**Data records:**
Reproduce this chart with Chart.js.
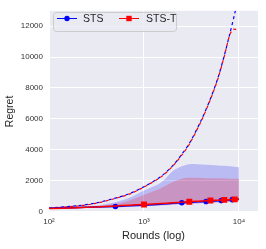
<!DOCTYPE html>
<html>
<head>
<meta charset="utf-8">
<script src="https://cdn.jsdelivr.net/npm/chart.js@4/dist/chart.umd.min.js"></script>
<style>
  html, body { margin: 0; padding: 0; background: #fff; }
  canvas { display: block; }
</style>
</head>
<body>
<canvas id="chart" width="266" height="249"></canvas>
<script>
// rounds where the mean regret was logged
var rounds = [100, 200, 300, 500, 700, 1000, 1500, 2000, 2500, 3000, 3500, 4000, 4500, 5000, 6000, 6500, 7000, 8000, 8500, 9000, 10000];
var stsMean = [200, 250, 285, 320, 360, 400, 460, 520, 560, 585, 610, 630, 645, 660, 690, 700, 715, 745, 760, 770, 790];
var stsTMean = [180, 240, 290, 350, 400, 445, 510, 560, 600, 625, 650, 670, 690, 705, 725, 735, 745, 760, 770, 780, 800];
var stsMarks = [500, 2500, 4500, 6500, 8500];
var stsTMarks = [1000, 3000, 5000, 7000, 9000];

// spread of the runs
var bandRounds = [100, 200, 300, 500, 700, 1000, 1500, 2000, 2500, 3000, 4000, 5000, 6000, 7000, 8000, 9000, 10000];
var stsLow = [160, 200, 230, 260, 290, 330, 380, 430, 470, 490, 530, 560, 580, 600, 620, 640, 650];
var stsHigh = [200, 270, 360, 600, 880, 1350, 1850, 2600, 2920, 3060, 3040, 3010, 2980, 2950, 2920, 2890, 2860];
var stsTLow = [150, 195, 235, 280, 320, 360, 410, 450, 490, 510, 550, 580, 600, 620, 630, 640, 660];
var stsTHigh = [200, 250, 320, 480, 700, 1080, 1500, 1900, 2120, 2180, 2170, 2150, 2140, 2130, 2120, 2110, 2100];

// dashed bound curves
var boundRounds = [100, 200, 300, 500, 700, 1000, 1500, 2000, 2500, 3000, 4000, 5000, 6000, 7000, 8000, 9000, 10000];
var stsBound = [220, 370, 520, 860, 1150, 1600, 2250, 2950, 3700, 4400, 5900, 7300, 8650, 10100, 11500, 12800, 14100];
var boundTRounds = [100, 200, 300, 500, 700, 1000, 1500, 2000, 2500, 3000, 4000, 5000, 6000, 7000, 8000, 8700, 9000, 10000];
var stsTBound = [200, 350, 500, 840, 1120, 1580, 2220, 2920, 3650, 4350, 5850, 7250, 8600, 10050, 11450, 11800, 11800, 11800];

var xTickValues = [100, 1000, 10000];
var xTickLabels = ['10²', '10³', '10⁴'];
var yTickValues = [0, 2000, 4000, 6000, 8000, 10000, 12000];

var BG = '#EAEAF2';
var FONT = "'Liberation Sans', Arial, sans-serif";

function pts(xs, ys) {
  return xs.map(function(x, i) { return { x: x, y: ys[i] }; });
}

function markAt(list, r) {
  return function(c) {
    return c.raw && list.indexOf(c.raw.x) >= 0 ? r : 0;
  };
}

var bgPlugin = {
  id: 'bg',
  beforeDraw: function(chart) {
    var a = chart.chartArea, g = chart.ctx;
    g.save();
    g.fillStyle = '#fff';
    g.fillRect(0, 0, chart.width, chart.height);
    g.fillStyle = BG;
    g.fillRect(a.left, a.top, a.right - a.left, a.bottom - a.top);
    g.restore();
  }
};

var legendPlugin = {
  id: 'legendBox',
  afterDraw: function(chart) {
    var g = chart.ctx;
    g.save();
    var x0 = 53.5, y0 = 12.5, w = 123, h = 19, r = 3;
    g.beginPath();
    g.moveTo(x0 + r, y0);
    g.arcTo(x0 + w, y0, x0 + w, y0 + h, r);
    g.arcTo(x0 + w, y0 + h, x0, y0 + h, r);
    g.arcTo(x0, y0 + h, x0, y0, r);
    g.arcTo(x0, y0, x0 + w, y0, r);
    g.closePath();
    g.fillStyle = 'rgba(234,234,242,0.8)';
    g.fill();
    g.strokeStyle = '#cccccc';
    g.lineWidth = 1;
    g.stroke();

    var items = [
      { text: 'STS', color: '#0000ff', lx: 57, tx: 83, style: 'circle' },
      { text: 'STS-T', color: '#ff0000', lx: 119, tx: 146, style: 'rect' }
    ];
    var ly = 18.5;
    items.forEach(function(it) {
      g.strokeStyle = it.color;
      g.lineWidth = 1;
      g.beginPath();
      g.moveTo(it.lx, ly);
      g.lineTo(it.lx + 20, ly);
      g.stroke();
      g.fillStyle = it.color;
      g.beginPath();
      if (it.style === 'circle') {
        g.arc(it.lx + 10, ly, 2.7, 0, Math.PI * 2);
      } else {
        g.rect(it.lx + 7.3, ly - 2.7, 5.4, 5.4);
      }
      g.fill();
      g.fillStyle = '#262626';
      g.font = '10.5px ' + FONT;
      g.textBaseline = 'middle';
      g.fillText(it.text, it.tx, ly + 0.5);
    });
    g.restore();
  }
};

var ctx = document.getElementById('chart');
var chart = new Chart(ctx, {
  type: 'line',
  data: {
    datasets: [
      {
        label: 'STS-T',
        data: pts(rounds, stsTMean),
        borderColor: '#ff0000',
        backgroundColor: '#ff0000',
        borderWidth: 1.5,
        pointStyle: 'rect',
        pointRadius: markAt(stsTMarks, 4.2),
        pointBorderWidth: 0,
        fill: false,
        order: 0
      },
      {
        label: 'STS',
        data: pts(rounds, stsMean),
        borderColor: '#0000ff',
        backgroundColor: '#0000ff',
        borderWidth: 1.5,
        pointStyle: 'circle',
        pointRadius: markAt(stsMarks, 2.8),
        pointBorderWidth: 0,
        fill: false,
        order: 1
      },
      {
        label: 'STS-T bound',
        data: pts(boundTRounds, stsTBound),
        borderColor: '#ff0000',
        borderWidth: 1.2,
        borderDash: [3, 3],
        borderDashOffset: 3,
        pointRadius: 0,
        fill: false,
        order: 2
      },
      {
        label: 'STS bound',
        data: pts(boundRounds, stsBound),
        borderColor: '#0000ff',
        borderWidth: 1.2,
        borderDash: [3, 3],
        pointRadius: 0,
        fill: false,
        order: 3
      },
      {
        label: 'STS-T low',
        data: pts(bandRounds, stsTLow),
        borderWidth: 0,
        borderColor: 'rgba(0,0,0,0)',
        pointRadius: 0,
        fill: false,
        order: 5
      },
      {
        label: 'STS-T high',
        data: pts(bandRounds, stsTHigh),
        borderWidth: 0,
        borderColor: 'rgba(0,0,0,0)',
        backgroundColor: 'rgba(255,0,0,0.2)',
        pointRadius: 0,
        fill: '-1',
        order: 4
      },
      {
        label: 'STS low',
        data: pts(bandRounds, stsLow),
        borderWidth: 0,
        borderColor: 'rgba(0,0,0,0)',
        pointRadius: 0,
        fill: false,
        order: 7
      },
      {
        label: 'STS high',
        data: pts(bandRounds, stsHigh),
        borderWidth: 0,
        borderColor: 'rgba(0,0,0,0)',
        backgroundColor: 'rgba(0,0,255,0.2)',
        pointRadius: 0,
        fill: '-1',
        order: 6
      }
    ]
  },
  options: {
    responsive: false,
    animation: false,
    devicePixelRatio: 1,
    layout: { padding: { top: 7, right: 8, left: 0, bottom: 0 } },
    elements: { line: { tension: 0.3 } },
    plugins: {
      legend: { display: false },
      tooltip: { enabled: false }
    },
    scales: {
      x: {
        type: 'logarithmic',
        min: 100,
        max: 15850,
        border: { display: false },
        grid: { color: '#ffffff', lineWidth: 1, drawTicks: false },
        afterBuildTicks: function(s) {
          s.ticks = xTickValues.map(function(v) { return { value: v }; });
        },
        afterFit: function(s) { s.height = 37; },
        ticks: {
          padding: 5,
          color: '#333',
          font: { family: FONT, size: 8 },
          maxRotation: 0,
          autoSkip: false,
          callback: function(v) {
            var i = xTickValues.indexOf(v);
            return i >= 0 ? xTickLabels[i] : '';
          }
        },
        title: {
          display: true,
          text: 'Rounds (log)',
          color: '#262626',
          font: { family: FONT, size: 11 },
          padding: { top: 0, bottom: 6 }
        }
      },
      y: {
        min: -40,
        max: 13000,
        border: { display: false },
        grid: { color: '#ffffff', lineWidth: 1, drawTicks: false },
        afterBuildTicks: function(s) {
          s.ticks = yTickValues.map(function(v) { return { value: v }; });
        },
        afterFit: function(s) { s.width = 49; },
        ticks: {
          padding: 6,
          color: '#333',
          font: { family: FONT, size: 8 },
          callback: function(v) { return String(v); }
        },
        title: {
          display: true,
          text: 'Regret',
          color: '#262626',
          font: { family: FONT, size: 10.5 },
          padding: { top: 4, bottom: 0 }
        }
      }
    }
  },
  plugins: [bgPlugin, legendPlugin]
});
</script>
</body>
</html>
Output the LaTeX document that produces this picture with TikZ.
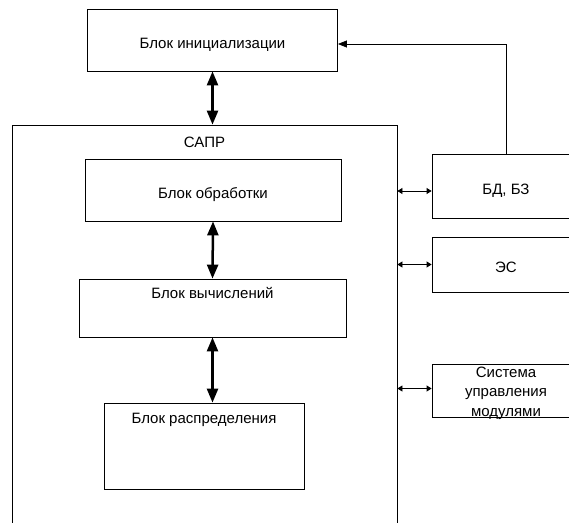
\documentclass[tikz,border=0pt]{standalone}
\usepackage{fontspec}
\setmainfont{Liberation Sans}
\usetikzlibrary{arrows.meta,positioning}
\tikzset{blk/.style={draw=black, line width=.8pt, inner sep=3pt, align=center, text height=16pt, text depth=0pt, font=\fontsize{15}{19.5}\selectfont}}
\tikzset{txt/.style={inner sep=0pt, align=center, font=\fontsize{15}{19.5}\selectfont}}
\tikzset{bigarr/.style={line width=2.5pt, {Triangle[length=14pt,width=11pt]}-{Triangle[length=14pt,width=11pt]}}}
\tikzset{smallarr/.style={line width=.8pt, {Triangle[length=5pt,width=6pt]}-{Triangle[length=5pt,width=6pt]}}}
\tikzset{feed/.style={line width=.8pt, -{Triangle[length=9pt,width=7pt]}}}

\begin{document}
\begin{tikzpicture}[x=1pt,y=-1pt]

  \useasboundingbox (0,0) rectangle (569,522);
  \clip (0,0) rectangle (569,522);

  \node[blk, minimum width=250, minimum height=62] (init) at (212.5,40) {Блок инициализации};
  \node[blk, minimum width=385, minimum height=435] (sapr) at (204.5,342.5) {};
  \node[txt] (saprlbl) at (204.5,142) {САПР};

  \node[blk, minimum width=256, minimum height=62] (proc) at (213,190) {Блок обработки};
  \node[blk, minimum width=267, minimum height=58] (calc) at (212.5,308) {};
  \node[txt, anchor=base] (calclbl) at (212.5,298) {Блок вычислений};
  \node[blk, minimum width=200, minimum height=86] (dist) at (204,446) {};
  \node[txt, anchor=base] (distlbl) at (204,423) {Блок распределения};

  \node[blk, minimum width=148, minimum height=64] (bdbz) at (506,186) {БД, БЗ};
  \node[blk, minimum width=148, minimum height=55] (es) at (506,264.5) {ЭС};
  \node[blk, minimum width=148, minimum height=53] (sum) at (506,390.5) {};
  \node[txt] (sumlbl) at (506,393) {Система\\управления\\модулями};

    \draw[bigarr] (init.south) -- (init.south |- sapr.north);
    \draw[bigarr] (proc.south) -- (calc.north);
    \draw[bigarr] (calc.south) -- (calc.south |- dist.north);

    \draw[smallarr] ([yshift=-5pt]bdbz.west -| sapr.east) -- ([yshift=-5pt]bdbz.west);
    \draw[smallarr] (es.west -| sapr.east) -- (es.west);
    \draw[smallarr] ([yshift=2pt]sum.west -| sapr.east) -- ([yshift=2pt]sum.west);

    \draw[feed] (bdbz.north) |- ([yshift=-4pt]init.east);
\end{tikzpicture}
\end{document}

**Problem to solve:** Scan the material above. Return every line containing the string "chart".

**Right answer:**
Reproduce this chart with Chart.js.
<script src="https://cdn.jsdelivr.net/npm/chart.js@4/dist/chart.umd.min.js"></script>
<canvas id="chart" width="266" height="249"></canvas>
  beforeDraw: function(chart) {
    var a = chart.chartArea, g = chart.ctx;
    g.fillRect(0, 0, chart.width, chart.height);
  afterDraw: function(chart) {
    var g = chart.ctx;
var ctx = document.getElementById('chart');
var chart = new Chart(ctx, {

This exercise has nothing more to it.